- DIRECTION:
Select all lines in the records that include "this".

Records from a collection
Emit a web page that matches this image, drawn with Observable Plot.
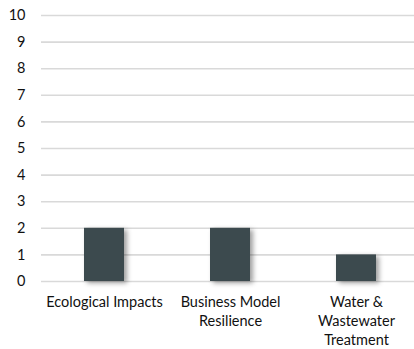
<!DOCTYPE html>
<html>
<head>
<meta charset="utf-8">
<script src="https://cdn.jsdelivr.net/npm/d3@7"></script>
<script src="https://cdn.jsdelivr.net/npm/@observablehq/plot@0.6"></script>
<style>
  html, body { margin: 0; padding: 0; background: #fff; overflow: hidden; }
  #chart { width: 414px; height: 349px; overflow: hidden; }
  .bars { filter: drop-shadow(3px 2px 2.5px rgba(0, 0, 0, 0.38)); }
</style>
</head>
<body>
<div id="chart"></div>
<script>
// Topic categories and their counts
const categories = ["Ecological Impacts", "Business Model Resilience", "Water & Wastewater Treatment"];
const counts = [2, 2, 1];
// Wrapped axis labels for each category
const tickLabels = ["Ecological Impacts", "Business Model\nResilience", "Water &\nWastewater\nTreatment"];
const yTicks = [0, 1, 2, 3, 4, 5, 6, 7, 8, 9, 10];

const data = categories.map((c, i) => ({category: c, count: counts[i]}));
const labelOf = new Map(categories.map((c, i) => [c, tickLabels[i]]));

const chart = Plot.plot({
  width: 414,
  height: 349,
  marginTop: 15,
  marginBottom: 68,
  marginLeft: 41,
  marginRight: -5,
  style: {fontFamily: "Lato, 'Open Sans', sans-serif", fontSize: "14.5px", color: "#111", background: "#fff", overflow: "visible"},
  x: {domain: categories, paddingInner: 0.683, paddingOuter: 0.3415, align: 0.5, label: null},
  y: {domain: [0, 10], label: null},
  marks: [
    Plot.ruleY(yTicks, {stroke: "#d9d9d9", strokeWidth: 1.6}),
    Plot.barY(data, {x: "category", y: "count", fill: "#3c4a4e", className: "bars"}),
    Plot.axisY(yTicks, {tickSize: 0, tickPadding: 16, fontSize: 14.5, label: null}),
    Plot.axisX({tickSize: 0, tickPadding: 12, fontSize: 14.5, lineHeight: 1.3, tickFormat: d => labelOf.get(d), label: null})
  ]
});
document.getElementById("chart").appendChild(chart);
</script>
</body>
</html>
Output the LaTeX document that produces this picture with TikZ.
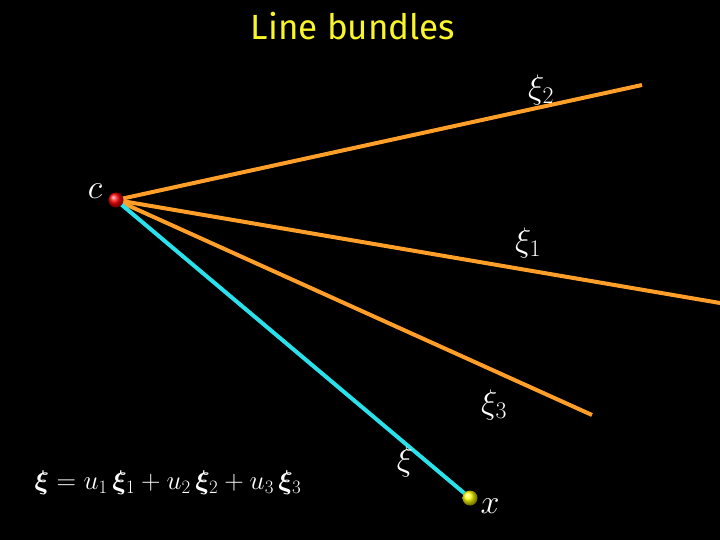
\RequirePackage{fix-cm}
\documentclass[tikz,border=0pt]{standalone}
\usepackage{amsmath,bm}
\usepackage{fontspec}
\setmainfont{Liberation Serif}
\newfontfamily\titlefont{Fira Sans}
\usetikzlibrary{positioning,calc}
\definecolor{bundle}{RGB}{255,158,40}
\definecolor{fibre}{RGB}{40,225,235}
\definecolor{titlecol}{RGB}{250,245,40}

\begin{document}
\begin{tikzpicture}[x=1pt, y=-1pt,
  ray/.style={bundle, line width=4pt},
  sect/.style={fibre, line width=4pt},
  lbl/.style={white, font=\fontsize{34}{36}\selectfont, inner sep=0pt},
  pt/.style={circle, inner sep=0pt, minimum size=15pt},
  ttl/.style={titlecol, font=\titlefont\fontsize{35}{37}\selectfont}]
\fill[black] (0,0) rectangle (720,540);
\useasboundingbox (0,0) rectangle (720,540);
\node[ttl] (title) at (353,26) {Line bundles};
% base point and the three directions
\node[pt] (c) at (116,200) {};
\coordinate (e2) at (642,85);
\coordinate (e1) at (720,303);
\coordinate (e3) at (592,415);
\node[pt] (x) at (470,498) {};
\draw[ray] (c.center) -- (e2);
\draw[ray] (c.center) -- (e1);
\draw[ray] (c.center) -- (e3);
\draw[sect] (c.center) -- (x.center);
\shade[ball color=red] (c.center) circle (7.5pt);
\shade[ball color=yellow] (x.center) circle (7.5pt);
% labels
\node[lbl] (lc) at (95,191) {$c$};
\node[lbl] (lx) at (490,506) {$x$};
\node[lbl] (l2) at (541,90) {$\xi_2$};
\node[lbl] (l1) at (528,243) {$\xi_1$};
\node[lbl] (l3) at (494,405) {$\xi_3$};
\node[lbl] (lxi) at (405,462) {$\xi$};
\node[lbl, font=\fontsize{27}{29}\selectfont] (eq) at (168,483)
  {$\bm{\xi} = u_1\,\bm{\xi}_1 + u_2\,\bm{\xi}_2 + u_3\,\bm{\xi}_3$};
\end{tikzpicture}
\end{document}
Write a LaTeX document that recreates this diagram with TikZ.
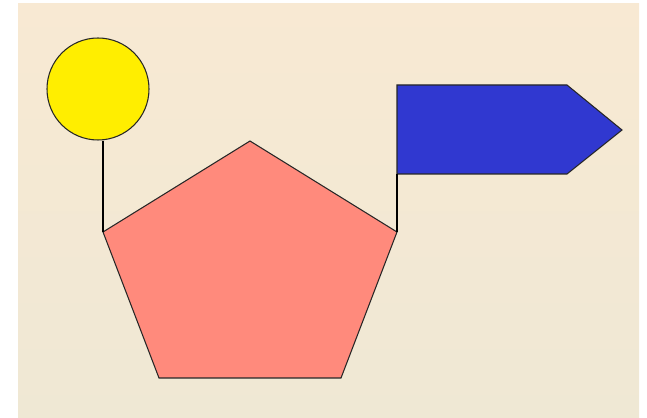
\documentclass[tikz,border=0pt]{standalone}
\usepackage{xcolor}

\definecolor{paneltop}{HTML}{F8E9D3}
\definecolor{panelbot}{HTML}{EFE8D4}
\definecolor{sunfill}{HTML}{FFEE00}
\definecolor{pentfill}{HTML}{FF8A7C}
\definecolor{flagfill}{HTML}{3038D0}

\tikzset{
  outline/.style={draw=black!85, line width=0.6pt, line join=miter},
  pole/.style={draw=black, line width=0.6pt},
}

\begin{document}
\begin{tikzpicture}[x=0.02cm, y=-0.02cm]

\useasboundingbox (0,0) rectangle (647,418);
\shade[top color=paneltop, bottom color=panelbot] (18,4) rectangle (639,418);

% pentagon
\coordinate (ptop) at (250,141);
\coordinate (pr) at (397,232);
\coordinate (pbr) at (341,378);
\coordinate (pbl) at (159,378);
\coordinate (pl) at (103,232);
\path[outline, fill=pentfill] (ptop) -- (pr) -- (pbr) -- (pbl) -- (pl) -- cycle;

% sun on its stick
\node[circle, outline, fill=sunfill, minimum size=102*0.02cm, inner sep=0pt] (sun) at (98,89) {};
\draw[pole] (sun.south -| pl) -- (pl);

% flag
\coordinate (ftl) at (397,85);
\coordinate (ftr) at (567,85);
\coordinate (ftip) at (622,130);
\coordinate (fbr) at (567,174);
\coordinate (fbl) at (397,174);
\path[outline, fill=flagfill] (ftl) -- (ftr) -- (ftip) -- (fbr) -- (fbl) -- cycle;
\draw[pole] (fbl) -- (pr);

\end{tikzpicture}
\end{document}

- EXPECTED ANSWER:
Emit a web page that matches this image, drawn with Observable Plot.
Output the LaTeX document that produces this picture with TikZ.
Write a LaTeX document that recreates this diagram with TikZ.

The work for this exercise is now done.